親鸞は、この日本の宗教習慣に鋭くメスを入れていた。私は亡き父母の供養のために念仏をしたことなどはない。親鸞はそう喝破したと『歎異抄』は伝えているのだ。その段『歎異抄』第五章を二つに分けて読んでみよう。

◇「親鸞は、父母の孝養のためとて、一辺にても念仏まうしたること、いまださふらはず。そのゆへは、一切の有情はみなもて世々生々の父母兄弟なり。いづれもいづれも、この順次生に仏になりてたすけさふらふべきなり。」(第五章)|親鸞は、父母の追善供養のために念仏を唱えたことは、いまだかつてありません。そのわけは、すべての生けるものは、輪廻転生を繰り返す中で父母であり、兄弟であったのだからです。次の世には浄土に生まれ仏となって、あらゆる人をお助けすべきなのです。

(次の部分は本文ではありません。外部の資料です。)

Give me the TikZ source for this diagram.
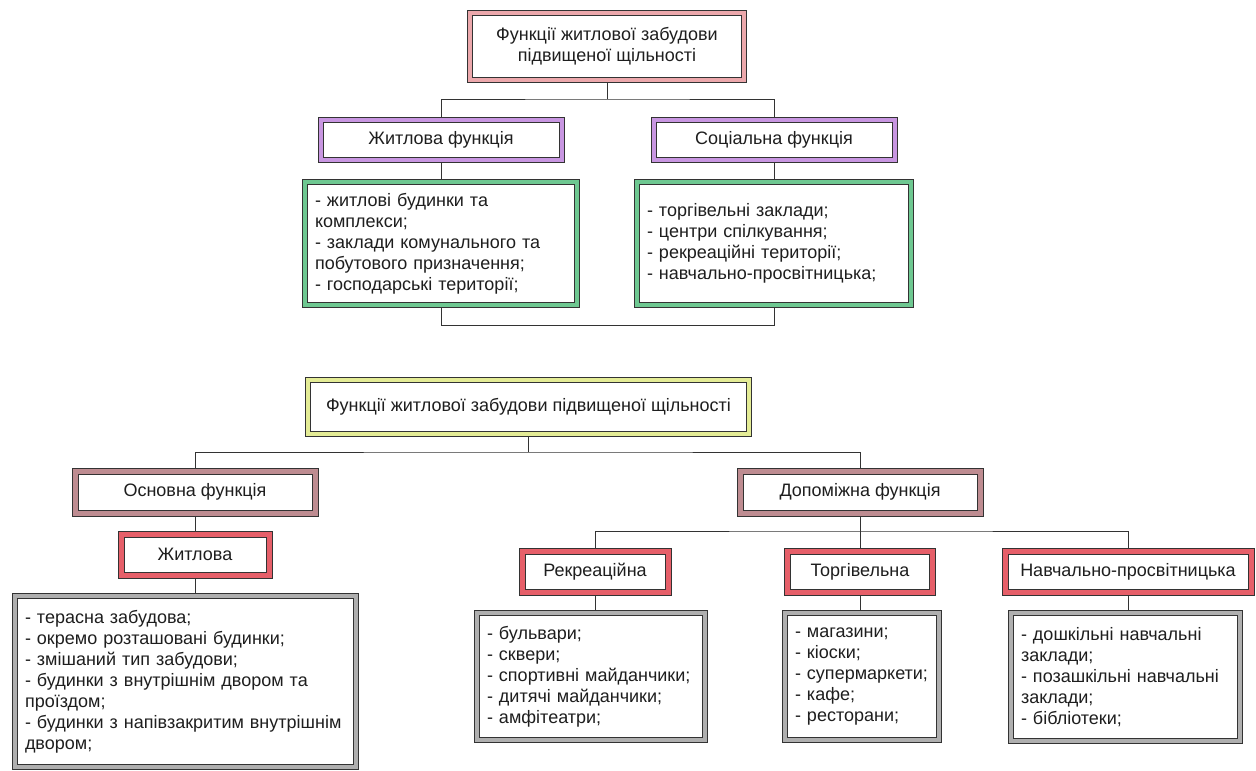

この親鸞の言葉の背景には、インドの輪廻転生説がある。これは一種の倫理思想であり、良い行いは良い来世への、悪い行いは悪い来世への転生をもたらすとする。この思想が仏教に取り入れられて、六道輪廻説となる。地獄、餓鬼、畜生、阿修羅、人、天という六種の生存状態である。地獄は最も苦しみの多い世界、餓鬼は飢え渇きの生存苦の世界、畜生は弱肉強食の動物の世界、阿修羅は闘争の止まない世界、人は人間の世界、天は楽しみ多い世界。行いの結果によって生まれ変わりを際限なく繰り返すのであり、天でさえも終局の到達点ではない。
親鸞が言うのは、すべてのものはどこかで自分の父母であっただろうということだ。だから今、自分の父母だけの追善供養を行うのはおかしいと論じている。すべての生けるものへの慈悲を求める仏教本来の態度だろう。しかし、親への孝行、それも亡くなった親への追善供養こそ第一義とする儒教の影響化にある日本では、仏教は現代もなお、親への追善供養の宗教となって生きている。
◇「わがちからにてはげむ善にてもさふらはばこそ、念仏を廻向して父母をたすけさふらはめ。たゞ自力をすてて、いそぎ浄土のさとりをひらきなば、六道・四生のあひだ、いづれも業苦にしづめりとも、神通方便をもて、まづ有縁を度すべきなりと、云々。」(第十三章)|もしも念仏が我が力によって励む善行であるならば、その念仏の功徳を振り向けて亡き父母を助けることもできましょう。ここはただ自力を捨てて、すみやかに浄土に生まれ仏となって、輪廻転生のいかなる苦しみにある者も、仏が持つ力によって縁のある者から覚りに至らせるべきなのです、と。
「四生」とは、生まれ方で生き物を四つに分ける分類で、母胎からの胎生、卵からの卵生、湿気から生まれるとする湿生、過去の行いによって生まれるとする化生の四種だ。どんな生まれ方をし、どんな苦しみの世界にある生き物をも、念仏をして浄土に生まれて仏になれば助けることができると訴えている。あらゆるものへの慈悲を志す普遍的な宗教に、親鸞は生きようとしていた。最初に述べたように、親鸞を継ぐ本願寺派の僧侶も、家族の冥福を祈りたい日本人の求めに応えなければ、生業は成り立たないだろう。
「わたしの父のみこころを行うなら、その人こそわたしの兄弟、姉妹、母なのです」(マタイ12・50)とイエスは言われた。我が家族さえ幸福であればとのエゴイズムを超えることは、ことほどさように困難なものである。